Methods and Procedures
Implicit Measure
The Child Implicit Association Test (ChIAT) is a child-friendly adaptation of the Implicit Association Test (IAT) developed by Greenwald et. al. (1998). It is a computerized categorization task that measures relative strengths of associations among concepts.
During a math-gender stereotype IAT, children classify stimuli representing boy, girl ,math and reading.
In one instructional condition (A), math words and boy names share a response key, with reading words and girl names sharing another response key.
In the other instructional condition (B), two of the response assignments are reversed, such that math and girl share one key while reading and boy share the other key.
Children with a strong gender stereotype about math should respond faster to the instructional condition (A) than (B).
Explicit Measure
The explicit math-gender stereotype measure was created as two Likert-scale questions using images from Harter & Pike’s (1984) Pictorial Scale.

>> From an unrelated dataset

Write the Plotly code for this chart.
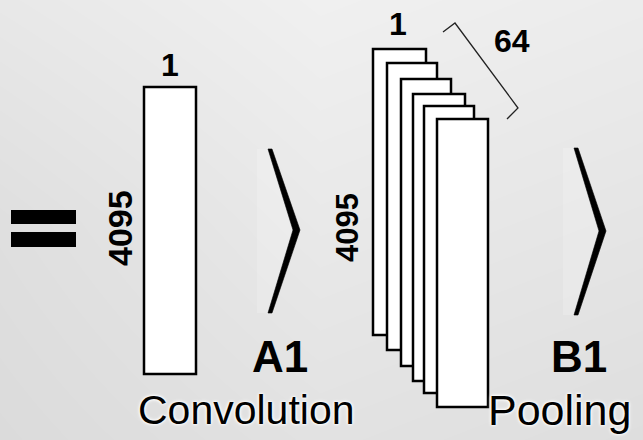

For each question, children will be shown two pictures of a child and respond by reporting:
- Which character (boy or girl) they themselves believed possessed an attribute (e.g. liking math) to a greater
- Whether they believed the character possessed the attribute “a little” or “a lot”.
This will have been done by their pointing to one of the two circles (1.1 and 2.3cm in diameter).
One question will request selecting the boy or girl character as “liking to do math more.”
The other question will request selecting the boy or girl character as “liking to read more”.
The two scores will be subtracted from each other to arrive at the explicit score with lower and upper bounds of 2 and +2.